======== Recorded data ========

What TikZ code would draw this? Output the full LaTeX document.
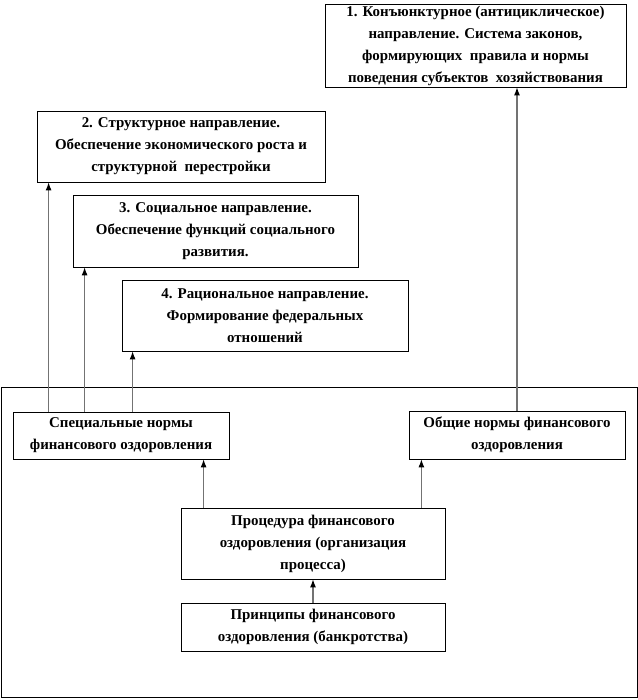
\documentclass[tikz,border=0pt]{standalone}
\usepackage{fontspec}
\setmainfont{Liberation Serif}
\usepackage{tikz}
\usetikzlibrary{arrows.meta}

\tikzset{
	blok/.style={rectangle,draw,line width=0.6pt,align=center,inner sep=0pt,
		font=\fontsize{11.2}{16.5}\selectfont\bfseries},
	arr/.style={-{Latex[length=6pt,width=4.5pt,color=black]},draw=black!55,line width=0.8pt},
}

\begin{document}
\begin{tikzpicture}[x=0.75pt,y=-0.75pt]
	\useasboundingbox (0,0) rectangle (638,700);
	% rama
	\draw[line width=0.6pt] (1,387) rectangle (637,697);
	% napravleniya
	\node[blok,minimum width=225.75pt,minimum height=62.25pt] (b1) at (475.5,45.5)
	{1. Конъюнктурное (антициклическое)\\ направление. Система законов,\\ формирующих\ \ правила и нормы\\ поведения субъектов\ \ хозяйствования};
	\node[blok,minimum width=216pt,minimum height=53.25pt] (b2) at (181,146.5)
	{2. Структурное направление.\\ Обеспечение экономического роста и\\ структурной\ \ перестройки};
	\node[blok,minimum width=213.75pt,minimum height=54pt] (b3) at (215.5,231)
	{3. Социальное направление.\\ Обеспечение функций социального\\ развития.};
	\node[blok,minimum width=214.5pt,minimum height=53.25pt] (b4) at (265,315.5)
	{4. Рациональное направление.\\ Формирование федеральных\\ отношений};
	% normy
	\node[blok,minimum width=162pt,minimum height=35.25pt] (spec) at (121,435.5)
	{Специальные нормы\\ финансового оздоровления};
	\node[blok,minimum width=162pt,minimum height=36pt] (gen) at (517,435)
	{Общие нормы финансового\\ оздоровления};
	\node[blok,minimum width=198pt,minimum height=53.25pt] (proc) at (313,543.5)
	{Процедура финансового\\ оздоровления (организация\\ процесса)};
	\node[blok,minimum width=198pt,minimum height=36pt] (princ) at (313,627)
	{Принципы финансового\\ оздоровления (банкротства)};
	% strelki
	\coordinate (s2) at ([xshift=27pt]spec.north west);
	\coordinate (s3) at ([xshift=54pt]spec.north west);
	\coordinate (s4) at ([xshift=90pt]spec.north west);
	\draw[arr] (s2) -- (s2 |- b2.south);
	\draw[arr] (s3) -- (s3 |- b3.south);
	\draw[arr] (s4) -- (s4 |- b4.south);
	\draw[arr] (gen.north) -- (gen.north |- b1.south);
	\coordinate (p1) at ([xshift=17.25pt]proc.north west);
	\coordinate (p2) at ([xshift=-18pt]proc.north east);
	\draw[arr] (p1) -- (p1 |- spec.south);
	\draw[arr] (p2) -- (p2 |- gen.south);
	\draw[arr] (princ.north) -- (proc.south);
\end{tikzpicture}
\end{document}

========

Return each line from the material above exactly, but not the pictures.

• Full response:
What TikZ code would draw this? Output the full LaTeX document.
\documentclass[tikz,border=0pt]{standalone}
\usepackage{fontspec}
\setmainfont{Liberation Serif}
\usepackage{tikz}
\usetikzlibrary{arrows.meta}

\tikzset{
	blok/.style={rectangle,draw,line width=0.6pt,align=center,inner sep=0pt,
		font=\fontsize{11.2}{16.5}\selectfont\bfseries},
	arr/.style={-{Latex[length=6pt,width=4.5pt,color=black]},draw=black!55,line width=0.8pt},
}

\begin{document}
\begin{tikzpicture}[x=0.75pt,y=-0.75pt]
	\useasboundingbox (0,0) rectangle (638,700);
	% rama
	\draw[line width=0.6pt] (1,387) rectangle (637,697);
	% napravleniya
	\node[blok,minimum width=225.75pt,minimum height=62.25pt] (b1) at (475.5,45.5)
	{1. Конъюнктурное (антициклическое)\\ направление. Система законов,\\ формирующих\ \ правила и нормы\\ поведения субъектов\ \ хозяйствования};
	\node[blok,minimum width=216pt,minimum height=53.25pt] (b2) at (181,146.5)
	{2. Структурное направление.\\ Обеспечение экономического роста и\\ структурной\ \ перестройки};
	\node[blok,minimum width=213.75pt,minimum height=54pt] (b3) at (215.5,231)
	{3. Социальное направление.\\ Обеспечение функций социального\\ развития.};
	\node[blok,minimum width=214.5pt,minimum height=53.25pt] (b4) at (265,315.5)
	{4. Рациональное направление.\\ Формирование федеральных\\ отношений};
	% normy
	\node[blok,minimum width=162pt,minimum height=35.25pt] (spec) at (121,435.5)
	{Специальные нормы\\ финансового оздоровления};
	\node[blok,minimum width=162pt,minimum height=36pt] (gen) at (517,435)
	{Общие нормы финансового\\ оздоровления};
	\node[blok,minimum width=198pt,minimum height=53.25pt] (proc) at (313,543.5)
	{Процедура финансового\\ оздоровления (организация\\ процесса)};
	\node[blok,minimum width=198pt,minimum height=36pt] (princ) at (313,627)
	{Принципы финансового\\ оздоровления (банкротства)};
	% strelki
	\coordinate (s2) at ([xshift=27pt]spec.north west);
	\coordinate (s3) at ([xshift=54pt]spec.north west);
	\coordinate (s4) at ([xshift=90pt]spec.north west);
	\draw[arr] (s2) -- (s2 |- b2.south);
	\draw[arr] (s3) -- (s3 |- b3.south);
	\draw[arr] (s4) -- (s4 |- b4.south);
	\draw[arr] (gen.north) -- (gen.north |- b1.south);
	\coordinate (p1) at ([xshift=17.25pt]proc.north west);
	\coordinate (p2) at ([xshift=-18pt]proc.north east);
	\draw[arr] (p1) -- (p1 |- spec.south);
	\draw[arr] (p2) -- (p2 |- gen.south);
	\draw[arr] (princ.north) -- (proc.south);
\end{tikzpicture}
\end{document}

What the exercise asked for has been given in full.